» **Exercise instructions**:
Omit all images, then return the remaining material exactly as it stands.

- - - - - - -

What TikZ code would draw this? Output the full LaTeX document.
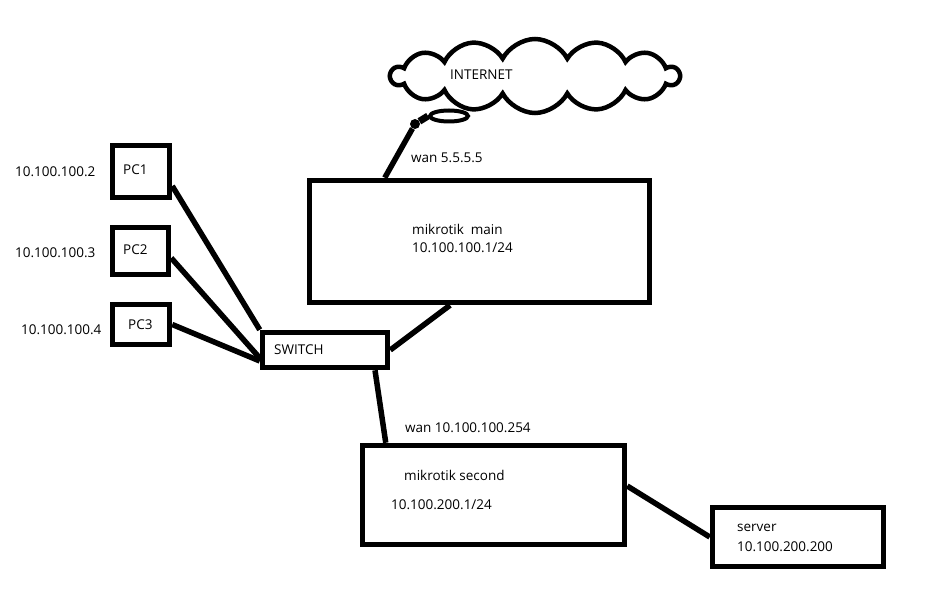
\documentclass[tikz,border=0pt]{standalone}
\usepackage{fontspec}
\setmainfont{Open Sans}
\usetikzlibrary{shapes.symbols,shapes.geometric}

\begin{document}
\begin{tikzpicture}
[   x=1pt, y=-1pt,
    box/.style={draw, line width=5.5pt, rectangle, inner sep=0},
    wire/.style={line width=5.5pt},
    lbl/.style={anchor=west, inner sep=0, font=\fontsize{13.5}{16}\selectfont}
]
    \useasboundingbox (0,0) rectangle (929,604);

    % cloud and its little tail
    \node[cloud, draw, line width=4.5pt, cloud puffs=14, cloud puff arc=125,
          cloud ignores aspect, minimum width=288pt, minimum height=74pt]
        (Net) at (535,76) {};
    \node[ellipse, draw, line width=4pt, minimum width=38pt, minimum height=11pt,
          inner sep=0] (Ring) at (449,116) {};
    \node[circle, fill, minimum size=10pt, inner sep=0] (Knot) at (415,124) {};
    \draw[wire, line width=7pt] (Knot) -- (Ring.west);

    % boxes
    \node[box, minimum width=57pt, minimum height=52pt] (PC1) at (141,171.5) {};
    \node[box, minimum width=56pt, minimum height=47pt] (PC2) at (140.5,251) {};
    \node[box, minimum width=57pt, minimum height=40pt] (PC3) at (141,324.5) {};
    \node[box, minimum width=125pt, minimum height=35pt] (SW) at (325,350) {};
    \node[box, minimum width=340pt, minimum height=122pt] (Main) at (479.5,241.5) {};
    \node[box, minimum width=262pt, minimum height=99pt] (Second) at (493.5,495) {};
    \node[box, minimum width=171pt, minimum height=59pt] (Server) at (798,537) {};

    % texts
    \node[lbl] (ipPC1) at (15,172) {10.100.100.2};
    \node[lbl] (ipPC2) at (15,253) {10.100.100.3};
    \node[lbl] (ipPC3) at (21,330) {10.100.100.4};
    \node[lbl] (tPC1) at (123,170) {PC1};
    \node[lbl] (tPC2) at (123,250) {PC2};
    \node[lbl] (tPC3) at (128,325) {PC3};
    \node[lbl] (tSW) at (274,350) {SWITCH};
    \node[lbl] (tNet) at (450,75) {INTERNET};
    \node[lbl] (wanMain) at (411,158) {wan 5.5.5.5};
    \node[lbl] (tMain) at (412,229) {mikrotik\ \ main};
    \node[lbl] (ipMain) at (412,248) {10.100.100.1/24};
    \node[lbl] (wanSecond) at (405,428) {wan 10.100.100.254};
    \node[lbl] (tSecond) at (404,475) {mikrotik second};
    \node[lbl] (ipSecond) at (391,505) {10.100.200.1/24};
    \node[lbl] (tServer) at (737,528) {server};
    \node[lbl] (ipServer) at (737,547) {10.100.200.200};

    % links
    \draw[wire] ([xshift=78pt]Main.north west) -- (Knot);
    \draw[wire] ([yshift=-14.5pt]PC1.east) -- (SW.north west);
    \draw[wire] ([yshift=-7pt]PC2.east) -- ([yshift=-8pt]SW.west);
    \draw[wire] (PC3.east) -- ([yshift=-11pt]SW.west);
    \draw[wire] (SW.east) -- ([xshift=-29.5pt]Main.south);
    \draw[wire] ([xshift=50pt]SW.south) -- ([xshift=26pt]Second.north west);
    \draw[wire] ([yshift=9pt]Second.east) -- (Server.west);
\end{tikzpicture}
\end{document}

- - - - - - -

» **Finished exercise**:
What TikZ code would draw this? Output the full LaTeX document.
\documentclass[tikz,border=0pt]{standalone}
\usepackage{fontspec}
\setmainfont{Open Sans}
\usetikzlibrary{shapes.symbols,shapes.geometric}

\begin{document}
\begin{tikzpicture}
[   x=1pt, y=-1pt,
    box/.style={draw, line width=5.5pt, rectangle, inner sep=0},
    wire/.style={line width=5.5pt},
    lbl/.style={anchor=west, inner sep=0, font=\fontsize{13.5}{16}\selectfont}
]
    \useasboundingbox (0,0) rectangle (929,604);

    % cloud and its little tail
    \node[cloud, draw, line width=4.5pt, cloud puffs=14, cloud puff arc=125,
          cloud ignores aspect, minimum width=288pt, minimum height=74pt]
        (Net) at (535,76) {};
    \node[ellipse, draw, line width=4pt, minimum width=38pt, minimum height=11pt,
          inner sep=0] (Ring) at (449,116) {};
    \node[circle, fill, minimum size=10pt, inner sep=0] (Knot) at (415,124) {};
    \draw[wire, line width=7pt] (Knot) -- (Ring.west);

    % boxes
    \node[box, minimum width=57pt, minimum height=52pt] (PC1) at (141,171.5) {};
    \node[box, minimum width=56pt, minimum height=47pt] (PC2) at (140.5,251) {};
    \node[box, minimum width=57pt, minimum height=40pt] (PC3) at (141,324.5) {};
    \node[box, minimum width=125pt, minimum height=35pt] (SW) at (325,350) {};
    \node[box, minimum width=340pt, minimum height=122pt] (Main) at (479.5,241.5) {};
    \node[box, minimum width=262pt, minimum height=99pt] (Second) at (493.5,495) {};
    \node[box, minimum width=171pt, minimum height=59pt] (Server) at (798,537) {};

    % texts
    \node[lbl] (ipPC1) at (15,172) {10.100.100.2};
    \node[lbl] (ipPC2) at (15,253) {10.100.100.3};
    \node[lbl] (ipPC3) at (21,330) {10.100.100.4};
    \node[lbl] (tPC1) at (123,170) {PC1};
    \node[lbl] (tPC2) at (123,250) {PC2};
    \node[lbl] (tPC3) at (128,325) {PC3};
    \node[lbl] (tSW) at (274,350) {SWITCH};
    \node[lbl] (tNet) at (450,75) {INTERNET};
    \node[lbl] (wanMain) at (411,158) {wan 5.5.5.5};
    \node[lbl] (tMain) at (412,229) {mikrotik\ \ main};
    \node[lbl] (ipMain) at (412,248) {10.100.100.1/24};
    \node[lbl] (wanSecond) at (405,428) {wan 10.100.100.254};
    \node[lbl] (tSecond) at (404,475) {mikrotik second};
    \node[lbl] (ipSecond) at (391,505) {10.100.200.1/24};
    \node[lbl] (tServer) at (737,528) {server};
    \node[lbl] (ipServer) at (737,547) {10.100.200.200};

    % links
    \draw[wire] ([xshift=78pt]Main.north west) -- (Knot);
    \draw[wire] ([yshift=-14.5pt]PC1.east) -- (SW.north west);
    \draw[wire] ([yshift=-7pt]PC2.east) -- ([yshift=-8pt]SW.west);
    \draw[wire] (PC3.east) -- ([yshift=-11pt]SW.west);
    \draw[wire] (SW.east) -- ([xshift=-29.5pt]Main.south);
    \draw[wire] ([xshift=50pt]SW.south) -- ([xshift=26pt]Second.north west);
    \draw[wire] ([yshift=9pt]Second.east) -- (Server.west);
\end{tikzpicture}
\end{document}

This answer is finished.